We were fortunate on the beach to discover a green sea turtle who had just laid her eggs and was covering them up before returning to the ocean. These turtles lay 1,000 eggs and typically only one baby turtle survives. Aldabra has one of the largest populations of nesting green sea turtles in the Western Indian Ocean.
The island is teeming with sea birds (see our prior blog with photographs from our Zodiac ride). We were not able to capture a photograph of the very fast running Aldabra white-throated rail — the island’s flightless bird that is unique to the atoll. We also saw several of the world’s largest anthropods, the coconut crab. When we ran across a hermit crab with it’s “home” on its back, scurrying across the beach, we were able to make a nice portrait.

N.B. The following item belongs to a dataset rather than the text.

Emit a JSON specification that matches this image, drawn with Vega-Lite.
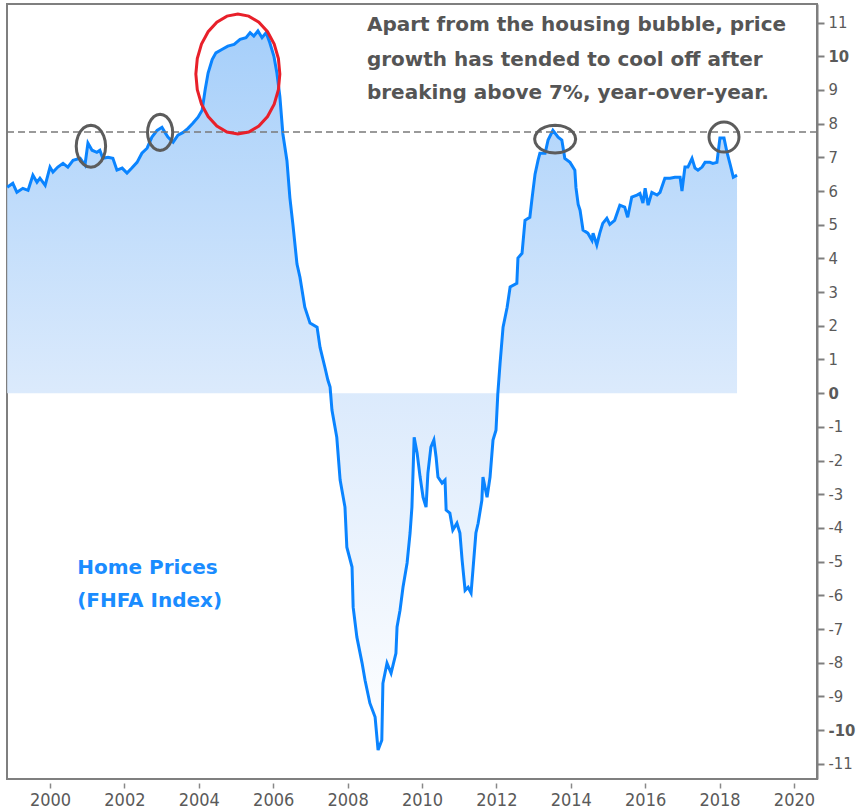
{
  "$schema": "https://vega.github.io/schema/vega-lite/v6.json",
  "width": 810,
  "height": 775,
  "autosize": "none",
  "padding": {"left": 7, "top": 4, "right": 49, "bottom": 33},
  "background": "#ffffff",
  "config": {
    "font": "DejaVu Sans",
    "view": {"stroke": "#7f7f7f", "strokeWidth": 2}
  },
  "datasets": {
    "series": [
      {"year": 1998.85, "value": 6.11}, {"year": 1999.0, "value": 6.23}, {"year": 1999.11, "value": 5.96}, {"year": 1999.27, "value": 6.08},
      {"year": 1999.41, "value": 6.02}, {"year": 1999.54, "value": 6.47}, {"year": 1999.65, "value": 6.26}, {"year": 1999.73, "value": 6.38},
      {"year": 1999.87, "value": 6.17}, {"year": 2000.0, "value": 6.71}, {"year": 2000.08, "value": 6.56}, {"year": 2000.21, "value": 6.71},
      {"year": 2000.35, "value": 6.82}, {"year": 2000.48, "value": 6.71}, {"year": 2000.62, "value": 6.91}, {"year": 2000.81, "value": 6.97},
      {"year": 2000.94, "value": 6.77}, {"year": 2001.02, "value": 7.42}, {"year": 2001.13, "value": 7.21}, {"year": 2001.26, "value": 7.15},
      {"year": 2001.34, "value": 7.21}, {"year": 2001.42, "value": 6.97}, {"year": 2001.56, "value": 7.0}, {"year": 2001.69, "value": 6.97},
      {"year": 2001.8, "value": 6.62}, {"year": 2001.94, "value": 6.68}, {"year": 2002.07, "value": 6.53}, {"year": 2002.2, "value": 6.68},
      {"year": 2002.34, "value": 6.85}, {"year": 2002.47, "value": 7.12}, {"year": 2002.61, "value": 7.27}, {"year": 2002.74, "value": 7.6},
      {"year": 2002.88, "value": 7.8}, {"year": 2003.01, "value": 7.89}, {"year": 2003.09, "value": 7.74}, {"year": 2003.17, "value": 7.6},
      {"year": 2003.31, "value": 7.45}, {"year": 2003.44, "value": 7.66}, {"year": 2003.58, "value": 7.74}, {"year": 2003.71, "value": 7.86},
      {"year": 2003.84, "value": 8.01}, {"year": 2003.98, "value": 8.19}, {"year": 2004.09, "value": 8.4}, {"year": 2004.17, "value": 9.0},
      {"year": 2004.25, "value": 9.5}, {"year": 2004.36, "value": 9.9}, {"year": 2004.46, "value": 10.1}, {"year": 2004.62, "value": 10.2},
      {"year": 2004.78, "value": 10.3}, {"year": 2004.95, "value": 10.35}, {"year": 2005.11, "value": 10.5}, {"year": 2005.27, "value": 10.55},
      {"year": 2005.38, "value": 10.7}, {"year": 2005.48, "value": 10.6}, {"year": 2005.59, "value": 10.75}, {"year": 2005.7, "value": 10.55},
      {"year": 2005.81, "value": 10.7}, {"year": 2005.91, "value": 10.4}, {"year": 2006.02, "value": 10.0}, {"year": 2006.1, "value": 9.5},
      {"year": 2006.18, "value": 8.8}, {"year": 2006.26, "value": 7.7}, {"year": 2006.37, "value": 6.9}, {"year": 2006.45, "value": 5.79},
      {"year": 2006.53, "value": 5.01}, {"year": 2006.64, "value": 3.83}, {"year": 2006.72, "value": 3.44}, {"year": 2006.85, "value": 2.55},
      {"year": 2006.99, "value": 2.08}, {"year": 2007.18, "value": 1.96}, {"year": 2007.26, "value": 1.36}, {"year": 2007.39, "value": 0.77},
      {"year": 2007.47, "value": 0.39}, {"year": 2007.53, "value": 0.18}, {"year": 2007.58, "value": -0.5}, {"year": 2007.71, "value": -1.31},
      {"year": 2007.8, "value": -2.58}, {"year": 2007.93, "value": -3.38}, {"year": 2007.98, "value": -4.57}, {"year": 2008.12, "value": -5.16},
      {"year": 2008.15, "value": -6.35}, {"year": 2008.25, "value": -7.24}, {"year": 2008.39, "value": -8.01}, {"year": 2008.47, "value": -8.52},
      {"year": 2008.6, "value": -9.2}, {"year": 2008.74, "value": -9.61}, {"year": 2008.82, "value": -10.59}, {"year": 2008.92, "value": -10.3},
      {"year": 2008.95, "value": -8.61}, {"year": 2009.06, "value": -8.01}, {"year": 2009.17, "value": -8.31}, {"year": 2009.3, "value": -7.72},
      {"year": 2009.33, "value": -6.94}, {"year": 2009.41, "value": -6.44}, {"year": 2009.49, "value": -5.76}, {"year": 2009.6, "value": -5.04},
      {"year": 2009.68, "value": -4.15}, {"year": 2009.73, "value": -3.38}, {"year": 2009.79, "value": -1.31}, {"year": 2009.87, "value": -1.78},
      {"year": 2009.95, "value": -2.49}, {"year": 2010.03, "value": -3.09}, {"year": 2010.11, "value": -3.38}, {"year": 2010.16, "value": -2.37},
      {"year": 2010.24, "value": -1.6}, {"year": 2010.32, "value": -1.39}, {"year": 2010.38, "value": -1.9}, {"year": 2010.43, "value": -2.49},
      {"year": 2010.54, "value": -2.67}, {"year": 2010.62, "value": -2.58}, {"year": 2010.65, "value": -3.47}, {"year": 2010.75, "value": -3.56},
      {"year": 2010.83, "value": -4.06}, {"year": 2010.94, "value": -3.86}, {"year": 2011.02, "value": -4.15}, {"year": 2011.08, "value": -4.96},
      {"year": 2011.16, "value": -5.85}, {"year": 2011.24, "value": -5.76}, {"year": 2011.32, "value": -5.93}, {"year": 2011.37, "value": -5.25},
      {"year": 2011.45, "value": -4.15}, {"year": 2011.51, "value": -3.86}, {"year": 2011.61, "value": -3.18}, {"year": 2011.64, "value": -2.49},
      {"year": 2011.75, "value": -3.09}, {"year": 2011.83, "value": -2.49}, {"year": 2011.91, "value": -1.39}, {"year": 2011.99, "value": -1.1},
      {"year": 2012.04, "value": 0.0}, {"year": 2012.1, "value": 0.89}, {"year": 2012.18, "value": 1.96}, {"year": 2012.29, "value": 2.55},
      {"year": 2012.37, "value": 3.15}, {"year": 2012.55, "value": 3.26}, {"year": 2012.58, "value": 4.01}, {"year": 2012.69, "value": 4.15},
      {"year": 2012.77, "value": 5.13}, {"year": 2012.9, "value": 5.22}, {"year": 2012.96, "value": 5.79}, {"year": 2013.04, "value": 6.5},
      {"year": 2013.12, "value": 6.91}, {"year": 2013.17, "value": 7.12}, {"year": 2013.31, "value": 7.12}, {"year": 2013.39, "value": 7.51},
      {"year": 2013.52, "value": 7.8}, {"year": 2013.66, "value": 7.6}, {"year": 2013.76, "value": 7.51}, {"year": 2013.84, "value": 6.97},
      {"year": 2013.98, "value": 6.85}, {"year": 2014.11, "value": 6.62}, {"year": 2014.14, "value": 6.1}, {"year": 2014.2, "value": 5.6},
      {"year": 2014.25, "value": 5.43}, {"year": 2014.33, "value": 4.84}, {"year": 2014.46, "value": 4.75}, {"year": 2014.57, "value": 4.54},
      {"year": 2014.6, "value": 4.75}, {"year": 2014.7, "value": 4.4}, {"year": 2014.78, "value": 4.75}, {"year": 2014.86, "value": 5.04},
      {"year": 2014.97, "value": 5.19}, {"year": 2015.05, "value": 5.01}, {"year": 2015.18, "value": 5.13}, {"year": 2015.32, "value": 5.58},
      {"year": 2015.45, "value": 5.52}, {"year": 2015.53, "value": 5.22}, {"year": 2015.64, "value": 5.82}, {"year": 2015.78, "value": 5.88},
      {"year": 2015.86, "value": 5.93}, {"year": 2015.94, "value": 5.64}, {"year": 2016.0, "value": 6.08}, {"year": 2016.08, "value": 5.58},
      {"year": 2016.18, "value": 5.96}, {"year": 2016.32, "value": 5.88}, {"year": 2016.4, "value": 5.96}, {"year": 2016.53, "value": 6.38},
      {"year": 2016.67, "value": 6.38}, {"year": 2016.8, "value": 6.41}, {"year": 2016.94, "value": 6.41}, {"year": 2016.99, "value": 6.0},
      {"year": 2017.07, "value": 6.71}, {"year": 2017.15, "value": 6.71}, {"year": 2017.26, "value": 6.97}, {"year": 2017.34, "value": 6.68},
      {"year": 2017.42, "value": 6.62}, {"year": 2017.53, "value": 6.71}, {"year": 2017.61, "value": 6.85}, {"year": 2017.74, "value": 6.85},
      {"year": 2017.82, "value": 6.82}, {"year": 2017.93, "value": 6.85}, {"year": 2018.01, "value": 7.57}, {"year": 2018.12, "value": 7.57},
      {"year": 2018.2, "value": 7.15}, {"year": 2018.29, "value": 6.77}, {"year": 2018.37, "value": 6.41}, {"year": 2018.47, "value": 6.47}
    ],
    "ellipses": [
      {"id": "a", "year": 2001.10, "value": 7.33},
      {"id": "b", "year": 2002.96, "value": 7.74},
      {"id": "c", "year": 2005.05, "value": 9.47},
      {"id": "d", "year": 2013.58, "value": 7.54},
      {"id": "e", "year": 2018.12, "value": 7.6}
    ],
    "notes": [
      {"year": 2008.52, "value": 10.92, "text": "Apart from the housing bubble, price"},
      {"year": 2008.52, "value": 9.88, "text": "growth has tended to cool off after"},
      {"year": 2008.52, "value": 8.9, "text": "breaking above 7%, year-over-year."}
    ],
    "labels": [
      {"year": 2000.73, "value": -5.19, "text": "Home Prices"},
      {"year": 2000.73, "value": -6.17, "text": "(FHFA Index)"}
    ]
  },
  "encoding": {
    "x": {
      "field": "year", "type": "quantitative",
      "scale": {"domain": [1998.844, 2020.62], "nice": false, "zero": false},
      "axis": {
        "title": null, "grid": false, "domain": false,
        "values": [2000, 2002, 2004, 2006, 2008, 2010, 2012, 2014, 2016, 2018, 2020],
        "format": "d", "offset": 4, "tickSize": 5, "tickColor": "#888888", "tickWidth": 1.5,
        "labelFont": "DejaVu Sans Condensed, DejaVu Sans", "labelFontSize": 18, "labelColor": "#5a5a5a", "labelPadding": 3
      }
    },
    "y": {
      "field": "value", "type": "quantitative",
      "scale": {"domain": [-11.45, 11.55], "nice": false, "zero": false},
      "axis": {
        "orient": "right", "title": null, "grid": false,
        "values": [-11, -10, -9, -8, -7, -6, -5, -4, -3, -2, -1, 0, 1, 2, 3, 4, 5, 6, 7, 8, 9, 10, 11],
        "labelExpr": "'' + datum.value",
        "domainColor": "#7f7f7f", "domainWidth": 2,
        "tickSize": 7, "tickColor": "#7f7f7f", "tickWidth": 2,
        "labelFont": "DejaVu Sans Condensed, DejaVu Sans", "labelFontSize": 16.5, "labelColor": "#5a5a5a", "labelPadding": 4,
        "labelFontWeight": {"condition": {"test": "datum.value == 0 || datum.value == 10 || datum.value == -10", "value": "bold"}, "value": "normal"}
      }
    }
  },
  "layer": [
    {
      "data": {"name": "series"},
      "mark": {
        "type": "area",
        "color": {
          "gradient": "linear", "x1": 0, "y1": 0, "x2": 0, "y2": 1,
          "stops": [
            {"offset": 0, "color": "#a6cffa"},
            {"offset": 0.5, "color": "#dbeafc"},
            {"offset": 1, "color": "#ffffff"}
          ]
        }
      },
      "encoding": {"y2": {"datum": 0}}
    },
    {
      "data": {"name": "series"},
      "mark": {"type": "line", "color": "#0a84ff", "strokeWidth": 3}
    },
    {
      "data": {"values": [{"level": 7.75}]},
      "mark": {"type": "rule", "color": "#7a7a7a", "strokeWidth": 1.5, "strokeDash": [7, 4]},
      "encoding": {"x": null, "y": {"field": "level", "type": "quantitative"}}
    },
    {
      "data": {"name": "ellipses"},
      "transform": [{"filter": "datum.id == 'a'"}],
      "mark": {"type": "point", "filled": false, "opacity": 1, "stroke": "#5c5c5c", "strokeWidth": 3, "size": 1764,
        "shape": "M0.7,0L0.676,0.259L0.606,0.5L0.495,0.707L0.35,0.866L0.181,0.966L0,1L-0.181,0.966L-0.35,0.866L-0.495,0.707L-0.606,0.5L-0.676,0.259L-0.7,0L-0.676,-0.259L-0.606,-0.5L-0.495,-0.707L-0.35,-0.866L-0.181,-0.966L0,-1L0.181,-0.966L0.35,-0.866L0.495,-0.707L0.606,-0.5L0.676,-0.259Z"}
    },
    {
      "data": {"name": "ellipses"},
      "transform": [{"filter": "datum.id == 'b'"}],
      "mark": {"type": "point", "filled": false, "opacity": 1, "stroke": "#5c5c5c", "strokeWidth": 3, "size": 1296,
        "shape": "M0.7,0L0.676,0.259L0.606,0.5L0.495,0.707L0.35,0.866L0.181,0.966L0,1L-0.181,0.966L-0.35,0.866L-0.495,0.707L-0.606,0.5L-0.676,0.259L-0.7,0L-0.676,-0.259L-0.606,-0.5L-0.495,-0.707L-0.35,-0.866L-0.181,-0.966L0,-1L0.181,-0.966L0.35,-0.866L0.495,-0.707L0.606,-0.5L0.676,-0.259Z"}
    },
    {
      "data": {"name": "ellipses"},
      "transform": [{"filter": "datum.id == 'c'"}],
      "mark": {"type": "point", "filled": false, "opacity": 1, "stroke": "#e8202a", "strokeWidth": 3, "size": 14400,
        "shape": "M0.7,0L0.676,0.259L0.606,0.5L0.495,0.707L0.35,0.866L0.181,0.966L0,1L-0.181,0.966L-0.35,0.866L-0.495,0.707L-0.606,0.5L-0.676,0.259L-0.7,0L-0.676,-0.259L-0.606,-0.5L-0.495,-0.707L-0.35,-0.866L-0.181,-0.966L0,-1L0.181,-0.966L0.35,-0.866L0.495,-0.707L0.606,-0.5L0.676,-0.259Z"}
    },
    {
      "data": {"name": "ellipses"},
      "transform": [{"filter": "datum.id == 'd'"}],
      "mark": {"type": "point", "filled": false, "opacity": 1, "stroke": "#5c5c5c", "strokeWidth": 3, "size": 1681,
        "shape": "M1,0L0.966,0.176L0.866,0.34L0.707,0.481L0.5,0.589L0.259,0.657L0,0.68L-0.259,0.657L-0.5,0.589L-0.707,0.481L-0.866,0.34L-0.966,0.176L-1,0L-0.966,-0.176L-0.866,-0.34L-0.707,-0.481L-0.5,-0.589L-0.259,-0.657L0,-0.68L0.259,-0.657L0.5,-0.589L0.707,-0.481L0.866,-0.34L0.966,-0.176Z"}
    },
    {
      "data": {"name": "ellipses"},
      "transform": [{"filter": "datum.id == 'e'"}],
      "mark": {"type": "point", "filled": false, "opacity": 1, "stroke": "#5c5c5c", "strokeWidth": 3, "size": 900, "shape": "circle"}
    },
    {
      "data": {"name": "notes"},
      "mark": {"type": "text", "align": "left", "baseline": "middle", "font": "DejaVu Sans", "fontSize": 20, "fontWeight": "bold", "color": "#555555"},
      "encoding": {"text": {"field": "text"}}
    },
    {
      "data": {"name": "labels"},
      "mark": {"type": "text", "align": "left", "baseline": "middle", "font": "DejaVu Sans", "fontSize": 20, "fontWeight": "bold", "color": "#1a8cff"},
      "encoding": {"text": {"field": "text"}}
    }
  ]
}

Aldabra Atoll is home to the largest population of giant tortoises in the world, with the latest count of Aldabra great tortoises numbering around 150,000. Until recently, the rest of the Seychelles Islands were devoid of the tortoises, as they had been hunted to extinction over the past 250 years. In order to assure their survival longer term as the world’s sea levels rise, the SIF has moved tortoises to other islands for breeding (e.g., Curieuse Island — see a prior blog). These large,stocky animals can grow to 4 feet in length and weigh up to 500 to 700 pounds when mature. They are predominantly plant eaters and have evolved a long neck in order to reach some of their food supplies. The tortoises around the Ranger Station were quite tame and not afraid of us as we walked by (and they were great portrait subjects!).
The scientists in residence are very careful to NOT introduce any new species onto the atoll/islands. They live mostly on fresh fish and seafood caught daily along with frozen fruits and vegetables that are resupplied by ship (on pallets!) every three months. There is a small botanical garden with crops that don’t drop seeds — to prevent their introduction into the atoll’s ecology. When we disembarked from the ship for each visit to the atoll, we had to dip our shoes in a sanitizing water solution and were forbidden to bring any food or beverages to the atoll.
After several hours ashore it was sadly time to depart by Zodiac boats back to the ship, anchored away from the atoll to avoid dropping the anchor onto the coral reefs.